2. It provides contextualization. Contextualization instructs learners via scenarios and projects, giving them more hands-on experience with desired skillsets. For example:  RTY Brokerage sets up a real world scenario project where stockbroker trainees research then recommend investments for a mock client. 

3. ‘Trial and Error’ is used to catalyze learning. Learning via mistakes is extremely useful for fields where, conversely, there is not a lot of room for error. Here’s an example of how that might work: ABC Credit Union adds gamification methods to learning to help analyst trainees walk through difficult fraud cases. The game pieces either lead to a desired outcome (case not returned) or a less desire outcome (case returned for more review). 

4. It encourages creativity. Providing interactive scenarios not only helps learners develop critical thinking skills aligned with their field of work, but gives them the opportunity to think creatively. This is an important skill set to encourage learners to solve problems and imagine potential outcomes. 

5. It’s engaging. SBL breaks up the monotony of lecture or text-based learning, which keeps the learner’s attention. Because learners are called on to participate, they are less likely to be distracted. More engagement with learning leads to better retention after training ends. 

Designing the Right SBL for Custom eLearning

Not all experience based learning can or should be instructor led. Often, custom eLearning is useful to allow for practice. But before you even begin worrying about content or layout, there are three important steps to take in the design process. You must identify the learning objectives of the course, apply Bloom’s Taxonomy of Learning, and choose relevant scenario types.


The first thing to think about when designing your curriculum is to identify its learning objectives, such as:

  • What behaviors do you want your learners to adopt?
  • What skillsets do you want your learners to come out with? 
  • What other objectives or results do you have in mind? 

If you can answer those questions, you’re on the right path to designing an effective training course.

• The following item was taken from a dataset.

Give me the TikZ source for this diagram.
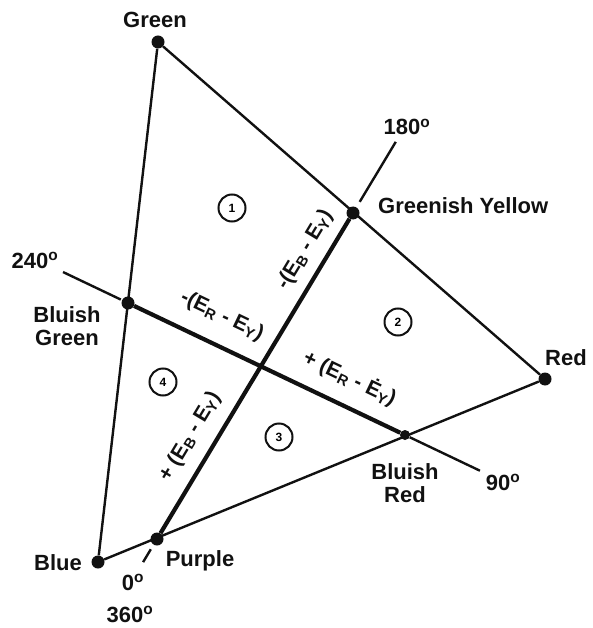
\documentclass[tikz,border=0pt]{standalone}
\usepackage{fontspec}
\setmainfont{Liberation Sans}
\usetikzlibrary{calc}
\definecolor{ink}{HTML}{111111}
\tikzset{
  huedot/.style   ={circle, fill=ink, inner sep=0pt, minimum size=13pt},
  edgeline/.style ={draw=ink, line width=2.4pt},
  axisline/.style ={draw=ink, line width=4.2pt},
  extline/.style  ={draw=ink, line width=2.4pt},
  hue/.style      ={font=\bfseries\fontsize{22}{23}\selectfont, text=ink,
                    inner sep=0pt, align=center, anchor=base},
  axislabel/.style={font=\bfseries\fontsize{21}{23}\selectfont, text=ink,
                    inner sep=0pt},
  region/.style   ={draw=ink, circle, line width=2pt, minimum size=27pt,
                    inner sep=0pt, font=\bfseries\fontsize{12}{12}\selectfont},
}

\begin{document}
\begin{tikzpicture}[x=1pt,y=-1pt]
    \useasboundingbox (0,0) rectangle (592,628);
    % ----- primaries (corners of the triangle) -----
    \node[huedot] (green)  at (158,42)  {};
    \node[huedot] (red)    at (545,379) {};
    \node[huedot] (blue)   at (98,562)  {};

    % ----- mixtures on the sides -----
    \node[huedot] (gyel)   at (353,213) {};
    \node[huedot] (bgreen) at (128,303) {};
    \node[huedot,minimum size=10pt] (bred) at (405,435) {};
    \node[huedot] (purple) at (157,539) {};

    \draw[edgeline] (green) -- (red) -- (blue) -- (green);

    % ----- colour difference axes -----
    \draw[axisline] (gyel) -- (purple);
    \draw[axisline] (bgreen) -- (bred);

    % ----- angle ticks -----
    \coordinate (t180a) at ($(gyel)!-13pt!(purple)$);
    \coordinate (t180b) at ($(gyel)!-83pt!(purple)$);
    \coordinate (t240a) at ($(bgreen)!-8pt!(bred)$);
    \coordinate (t240b) at ($(bgreen)!-72pt!(bred)$);
    \coordinate (t90)   at ($(bred)!-83pt!(bgreen)$);
    \coordinate (t0a)   at ($(purple)!-12pt!(gyel)$);
    \coordinate (t0b)   at ($(purple)!-27pt!(gyel)$);
    \draw[extline] (t180a) -- (t180b);
    \draw[extline] (t240a) -- (t240b);
    \draw[extline] (bred)  -- (t90);
    \draw[extline] (t0a)   -- (t0b);

    % ----- hue names -----
    \node[hue] (lgreen)  at (155,28)  {Green};
    \node[hue,anchor=base west] (lgyel) at (378,213) {Greenish Yellow};
    \node[hue] (lbgreen) at (67,345)  {Bluish\\Green};
    \node[hue] (lred)    at (566,365) {Red};
    \node[hue] (lbred)   at (405,502) {Bluish\\Red};
    \node[hue] (lblue)   at (58,570)  {Blue};
    \node[hue] (lpurple) at (200,566) {Purple};

    % ----- angles -----
    \node[hue] (l180) at (407,135) {180\textsuperscript{o}};
    \node[hue] (l240) at (35,268)  {240\textsuperscript{o}};
    \node[hue] (l90)  at (503,490) {90\textsuperscript{o}};
    \node[hue] (l0)   at (133,590) {0\textsuperscript{o}};
    \node[hue] (l360) at (130,622) {360\textsuperscript{o}};

    % ----- axis labels -----
    \node[axislabel,rotate=59]    (ebm) at (305,250) {-(E\textsubscript{B} - E\textsubscript{Y})};
    \node[axislabel,rotate=59]    (ebp) at (190,437) {+ (E\textsubscript{B} - E\textsubscript{Y})};
    \node[axislabel,rotate=-25.5] (erm) at (222,316) {-(E\textsubscript{R} - E\textsubscript{Y})};
    \node[axislabel,rotate=-25.5] (erp) at (350,378) {+ (E\textsubscript{R} - \.{E}\textsubscript{Y})};

    % ----- quadrants -----
    \node[region] (q1) at (232,208) {1};
    \node[region] (q2) at (398,322) {2};
    \node[region] (q3) at (279,437) {3};
    \node[region] (q4) at (163,382) {4};
  \end{tikzpicture}
\end{document}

Once your objectives are identified, it’s time to bring them to life via a content blueprint. An excellent tool assist you is Bloom’s Taxonomy of Learning. Introduced in the 1950’s, Bloom’s Taxonomy of Learning encourages six steps in the learning process:

The first two steps, Remember and Understand, lay the content foundation. At this point, it’s not about changing behaviors; it’s about introducing fundamentals. The subsequent steps, Apply and Analyze, give learners the opportunity to take the knowledge they’ve learned and employ it. The last steps, Evaluate and Create, tie the learned content so that learners can make effective decisions and plans. 


Your objectives are defined, your outline is complete, and now it’s time to determine the types of scenario(s) to include in your custom eLearning course. The primary scenario types include: 

  • Knowledge checks: scenario-based quizzes and polls
  • Collaborative activities: brainstorming sessions 
  • Simulation: case studies
  • Branching simulation: role-playing games

All of these are fairly self-explanatory, but it’s worth running through the uses of each.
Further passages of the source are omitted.